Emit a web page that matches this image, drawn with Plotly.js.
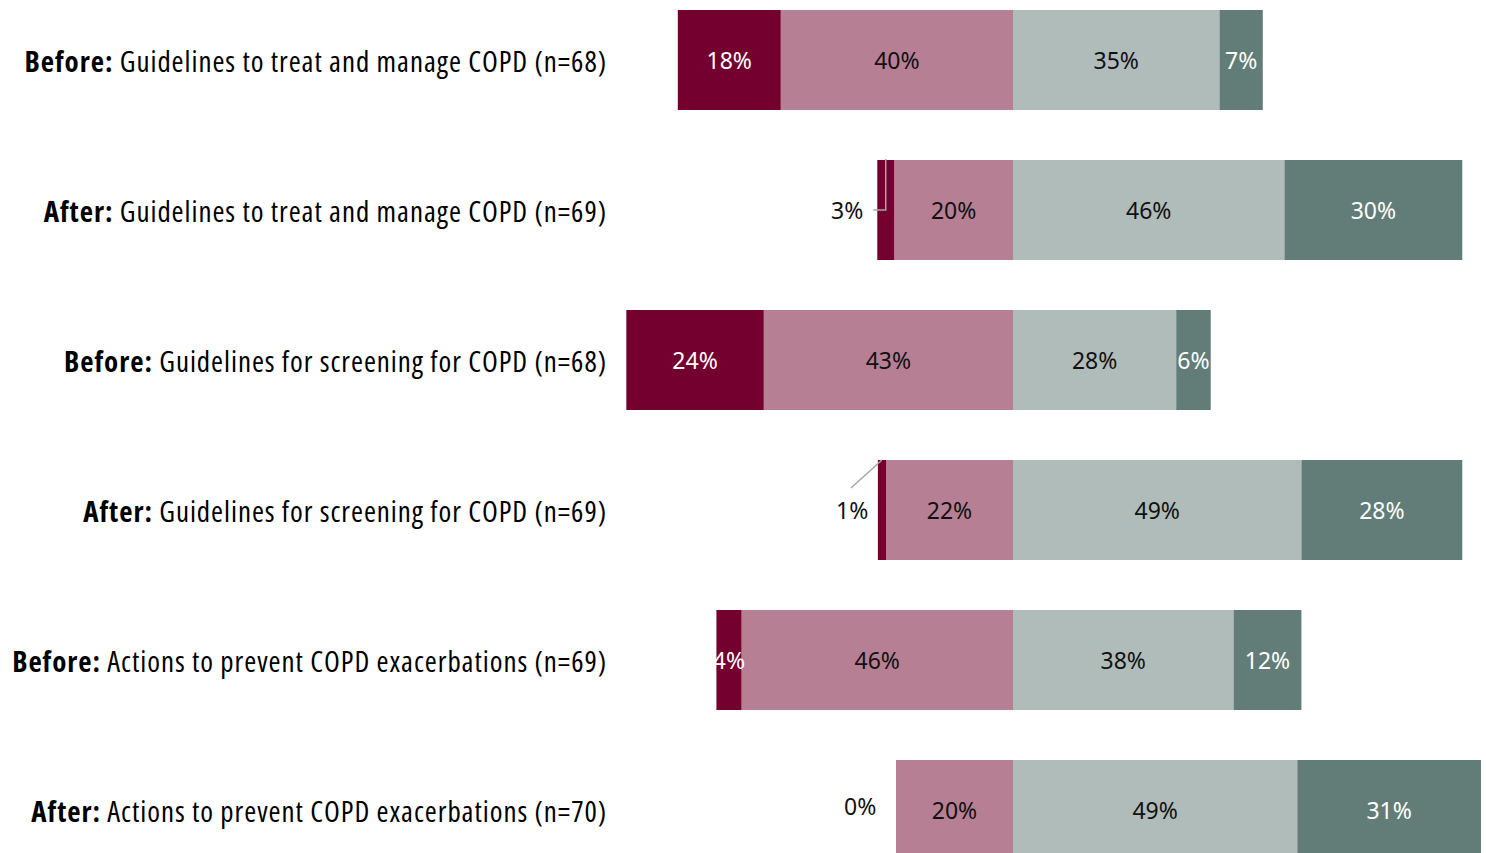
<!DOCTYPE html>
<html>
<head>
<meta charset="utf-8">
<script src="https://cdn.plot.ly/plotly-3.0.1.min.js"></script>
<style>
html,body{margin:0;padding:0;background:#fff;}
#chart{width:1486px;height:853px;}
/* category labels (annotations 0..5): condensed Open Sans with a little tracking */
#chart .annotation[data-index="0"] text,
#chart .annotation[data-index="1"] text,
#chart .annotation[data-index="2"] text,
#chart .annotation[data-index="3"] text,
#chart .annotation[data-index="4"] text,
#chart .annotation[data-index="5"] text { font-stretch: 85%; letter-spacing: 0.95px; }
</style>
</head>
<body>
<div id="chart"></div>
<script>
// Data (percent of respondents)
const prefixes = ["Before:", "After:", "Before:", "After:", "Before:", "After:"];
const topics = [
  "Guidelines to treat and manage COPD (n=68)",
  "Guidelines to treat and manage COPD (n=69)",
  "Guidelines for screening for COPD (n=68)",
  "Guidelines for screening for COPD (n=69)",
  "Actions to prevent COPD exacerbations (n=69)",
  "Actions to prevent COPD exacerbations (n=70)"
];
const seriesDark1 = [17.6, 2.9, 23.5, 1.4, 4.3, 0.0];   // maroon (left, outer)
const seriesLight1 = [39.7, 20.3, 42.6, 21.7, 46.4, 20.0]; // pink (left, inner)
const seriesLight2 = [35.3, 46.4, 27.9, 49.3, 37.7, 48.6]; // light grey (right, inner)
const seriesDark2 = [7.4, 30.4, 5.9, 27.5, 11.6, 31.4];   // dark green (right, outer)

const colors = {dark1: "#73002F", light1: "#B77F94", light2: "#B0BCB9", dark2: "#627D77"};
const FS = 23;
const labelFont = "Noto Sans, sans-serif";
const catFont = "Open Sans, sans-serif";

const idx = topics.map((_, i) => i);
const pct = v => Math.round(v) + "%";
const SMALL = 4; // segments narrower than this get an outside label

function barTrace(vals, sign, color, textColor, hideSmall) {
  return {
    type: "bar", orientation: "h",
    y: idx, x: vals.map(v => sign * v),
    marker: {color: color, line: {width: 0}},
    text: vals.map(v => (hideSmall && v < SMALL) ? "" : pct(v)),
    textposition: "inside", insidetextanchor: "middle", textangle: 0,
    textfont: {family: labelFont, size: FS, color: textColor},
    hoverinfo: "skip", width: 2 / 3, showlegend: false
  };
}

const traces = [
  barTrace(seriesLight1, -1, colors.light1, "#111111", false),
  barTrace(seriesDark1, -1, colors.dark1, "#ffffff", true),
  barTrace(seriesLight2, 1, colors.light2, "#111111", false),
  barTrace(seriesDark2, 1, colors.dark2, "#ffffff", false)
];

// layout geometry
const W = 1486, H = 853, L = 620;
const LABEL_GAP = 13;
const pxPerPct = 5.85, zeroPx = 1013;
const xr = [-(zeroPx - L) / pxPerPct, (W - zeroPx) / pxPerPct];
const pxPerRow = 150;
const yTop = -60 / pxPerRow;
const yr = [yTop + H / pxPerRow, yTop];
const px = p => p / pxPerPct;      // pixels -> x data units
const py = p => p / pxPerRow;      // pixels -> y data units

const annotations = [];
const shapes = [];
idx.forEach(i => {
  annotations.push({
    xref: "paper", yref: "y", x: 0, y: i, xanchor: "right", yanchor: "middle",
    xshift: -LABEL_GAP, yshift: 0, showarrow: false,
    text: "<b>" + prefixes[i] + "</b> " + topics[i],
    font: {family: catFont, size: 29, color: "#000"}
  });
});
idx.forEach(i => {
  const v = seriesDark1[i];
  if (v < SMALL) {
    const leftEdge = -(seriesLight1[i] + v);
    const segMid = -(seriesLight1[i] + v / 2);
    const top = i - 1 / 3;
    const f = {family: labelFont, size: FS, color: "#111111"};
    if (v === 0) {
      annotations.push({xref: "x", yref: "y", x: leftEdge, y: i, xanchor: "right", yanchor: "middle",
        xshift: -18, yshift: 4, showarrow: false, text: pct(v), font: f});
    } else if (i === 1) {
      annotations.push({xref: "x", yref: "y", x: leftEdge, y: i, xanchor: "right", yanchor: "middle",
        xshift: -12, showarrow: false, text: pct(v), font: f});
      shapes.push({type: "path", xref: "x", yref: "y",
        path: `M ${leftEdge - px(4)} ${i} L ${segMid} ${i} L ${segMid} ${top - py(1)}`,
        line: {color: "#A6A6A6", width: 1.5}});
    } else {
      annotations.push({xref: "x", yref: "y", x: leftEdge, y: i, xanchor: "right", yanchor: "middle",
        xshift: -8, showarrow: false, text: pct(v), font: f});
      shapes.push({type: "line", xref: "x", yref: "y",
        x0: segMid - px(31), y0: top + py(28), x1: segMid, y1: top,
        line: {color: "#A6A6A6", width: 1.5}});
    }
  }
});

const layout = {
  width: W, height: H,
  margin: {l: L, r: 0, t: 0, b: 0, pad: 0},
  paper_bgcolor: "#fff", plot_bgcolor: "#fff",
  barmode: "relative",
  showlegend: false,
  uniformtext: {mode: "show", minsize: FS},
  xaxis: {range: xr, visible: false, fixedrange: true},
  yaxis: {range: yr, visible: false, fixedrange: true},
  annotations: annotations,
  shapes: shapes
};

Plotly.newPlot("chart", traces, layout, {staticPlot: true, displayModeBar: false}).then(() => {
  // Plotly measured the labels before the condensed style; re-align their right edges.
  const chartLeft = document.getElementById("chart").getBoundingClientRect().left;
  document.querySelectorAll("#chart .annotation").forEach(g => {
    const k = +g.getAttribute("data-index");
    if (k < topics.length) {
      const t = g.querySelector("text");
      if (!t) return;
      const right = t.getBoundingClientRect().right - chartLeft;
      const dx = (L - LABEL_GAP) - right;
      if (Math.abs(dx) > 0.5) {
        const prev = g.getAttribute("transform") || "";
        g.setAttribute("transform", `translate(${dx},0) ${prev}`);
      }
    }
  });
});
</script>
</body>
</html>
#####
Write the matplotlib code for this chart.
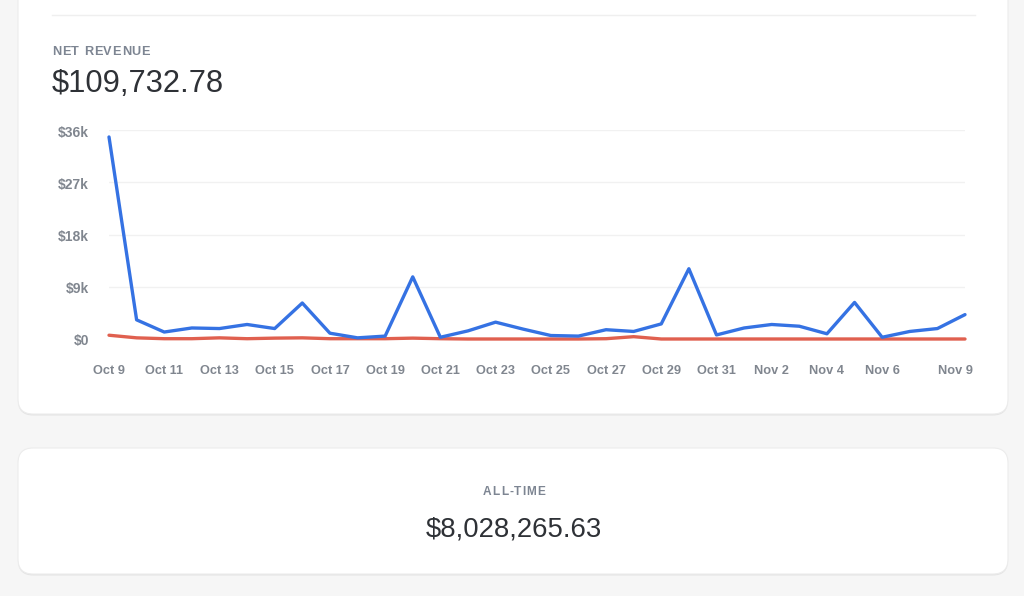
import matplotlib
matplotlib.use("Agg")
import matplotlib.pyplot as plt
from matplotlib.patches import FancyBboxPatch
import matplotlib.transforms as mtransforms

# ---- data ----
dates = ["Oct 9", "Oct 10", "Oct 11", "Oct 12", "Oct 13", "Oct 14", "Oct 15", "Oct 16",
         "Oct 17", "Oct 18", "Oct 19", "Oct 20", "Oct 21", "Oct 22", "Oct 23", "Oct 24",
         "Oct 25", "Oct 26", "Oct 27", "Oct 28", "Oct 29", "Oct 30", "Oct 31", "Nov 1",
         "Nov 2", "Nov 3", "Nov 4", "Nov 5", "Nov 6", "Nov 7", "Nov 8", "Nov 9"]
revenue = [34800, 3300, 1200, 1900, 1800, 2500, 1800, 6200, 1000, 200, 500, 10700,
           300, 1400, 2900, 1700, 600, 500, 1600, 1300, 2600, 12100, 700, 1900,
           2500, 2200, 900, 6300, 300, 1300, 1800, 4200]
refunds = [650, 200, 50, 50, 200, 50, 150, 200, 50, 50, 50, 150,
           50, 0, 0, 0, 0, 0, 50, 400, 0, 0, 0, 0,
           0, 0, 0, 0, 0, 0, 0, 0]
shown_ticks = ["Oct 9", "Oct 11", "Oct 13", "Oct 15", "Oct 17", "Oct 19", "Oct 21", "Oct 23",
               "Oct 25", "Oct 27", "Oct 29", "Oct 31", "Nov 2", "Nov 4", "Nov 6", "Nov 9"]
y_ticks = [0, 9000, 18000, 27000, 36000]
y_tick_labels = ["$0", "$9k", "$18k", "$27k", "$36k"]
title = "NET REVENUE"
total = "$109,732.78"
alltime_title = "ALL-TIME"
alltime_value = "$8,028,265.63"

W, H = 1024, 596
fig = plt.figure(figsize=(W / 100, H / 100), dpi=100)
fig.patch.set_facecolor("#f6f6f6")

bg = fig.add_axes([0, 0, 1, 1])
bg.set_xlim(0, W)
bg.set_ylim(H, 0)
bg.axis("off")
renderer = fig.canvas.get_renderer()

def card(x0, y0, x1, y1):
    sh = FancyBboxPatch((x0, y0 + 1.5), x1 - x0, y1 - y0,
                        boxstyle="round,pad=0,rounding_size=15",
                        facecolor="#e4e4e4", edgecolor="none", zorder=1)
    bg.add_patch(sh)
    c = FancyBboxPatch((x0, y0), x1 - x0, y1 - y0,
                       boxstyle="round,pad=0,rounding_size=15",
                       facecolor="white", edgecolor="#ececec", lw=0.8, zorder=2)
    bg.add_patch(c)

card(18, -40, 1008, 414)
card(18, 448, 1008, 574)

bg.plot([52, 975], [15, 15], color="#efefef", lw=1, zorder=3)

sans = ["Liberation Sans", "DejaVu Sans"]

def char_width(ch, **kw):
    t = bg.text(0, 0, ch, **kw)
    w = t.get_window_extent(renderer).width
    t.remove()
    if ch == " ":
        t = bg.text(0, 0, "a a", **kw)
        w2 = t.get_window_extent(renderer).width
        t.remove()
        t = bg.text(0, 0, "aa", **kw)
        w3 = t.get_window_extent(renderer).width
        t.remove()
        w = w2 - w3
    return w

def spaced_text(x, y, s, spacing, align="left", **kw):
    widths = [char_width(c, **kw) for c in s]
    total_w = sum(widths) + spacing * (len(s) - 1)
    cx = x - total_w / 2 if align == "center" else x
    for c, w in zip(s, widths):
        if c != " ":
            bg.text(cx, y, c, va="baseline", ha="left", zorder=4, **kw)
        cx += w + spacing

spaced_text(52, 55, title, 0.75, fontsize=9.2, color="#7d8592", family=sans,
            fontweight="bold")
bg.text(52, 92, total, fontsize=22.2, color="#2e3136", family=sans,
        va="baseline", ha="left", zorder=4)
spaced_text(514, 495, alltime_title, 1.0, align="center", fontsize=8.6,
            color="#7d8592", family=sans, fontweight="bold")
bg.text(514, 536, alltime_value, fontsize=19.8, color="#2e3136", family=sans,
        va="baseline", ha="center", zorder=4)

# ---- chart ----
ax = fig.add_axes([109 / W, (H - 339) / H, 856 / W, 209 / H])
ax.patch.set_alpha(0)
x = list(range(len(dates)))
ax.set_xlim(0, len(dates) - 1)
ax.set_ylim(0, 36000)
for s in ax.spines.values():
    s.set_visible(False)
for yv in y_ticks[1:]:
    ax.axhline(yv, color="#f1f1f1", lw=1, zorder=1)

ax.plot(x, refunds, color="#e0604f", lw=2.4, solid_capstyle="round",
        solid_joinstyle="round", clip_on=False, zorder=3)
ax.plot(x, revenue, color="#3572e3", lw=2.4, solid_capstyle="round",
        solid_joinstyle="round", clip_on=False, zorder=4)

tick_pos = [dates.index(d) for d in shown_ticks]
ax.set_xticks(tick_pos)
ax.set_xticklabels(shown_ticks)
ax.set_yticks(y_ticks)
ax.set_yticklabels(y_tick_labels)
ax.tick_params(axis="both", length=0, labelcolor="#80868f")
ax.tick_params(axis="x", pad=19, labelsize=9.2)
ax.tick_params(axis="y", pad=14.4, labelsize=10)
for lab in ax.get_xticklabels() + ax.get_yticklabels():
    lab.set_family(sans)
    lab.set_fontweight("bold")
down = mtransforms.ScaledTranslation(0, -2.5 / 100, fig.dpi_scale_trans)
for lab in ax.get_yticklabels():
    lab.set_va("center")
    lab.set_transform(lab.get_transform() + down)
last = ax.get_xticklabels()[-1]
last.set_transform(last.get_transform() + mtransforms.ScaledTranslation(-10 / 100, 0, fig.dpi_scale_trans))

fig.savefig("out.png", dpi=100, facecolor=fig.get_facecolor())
#####
WHAT IS REQUIRED –
Copy nothing but the lines above that run from the one with "Write the matplotlib code for this chart." to the one with "import matplotlib.transforms as mtransforms", ends included; pictures stay out.

RESPONSE TO THE TASK –
Write the matplotlib code for this chart.
import matplotlib
matplotlib.use("Agg")
import matplotlib.pyplot as plt
from matplotlib.patches import FancyBboxPatch
import matplotlib.transforms as mtransforms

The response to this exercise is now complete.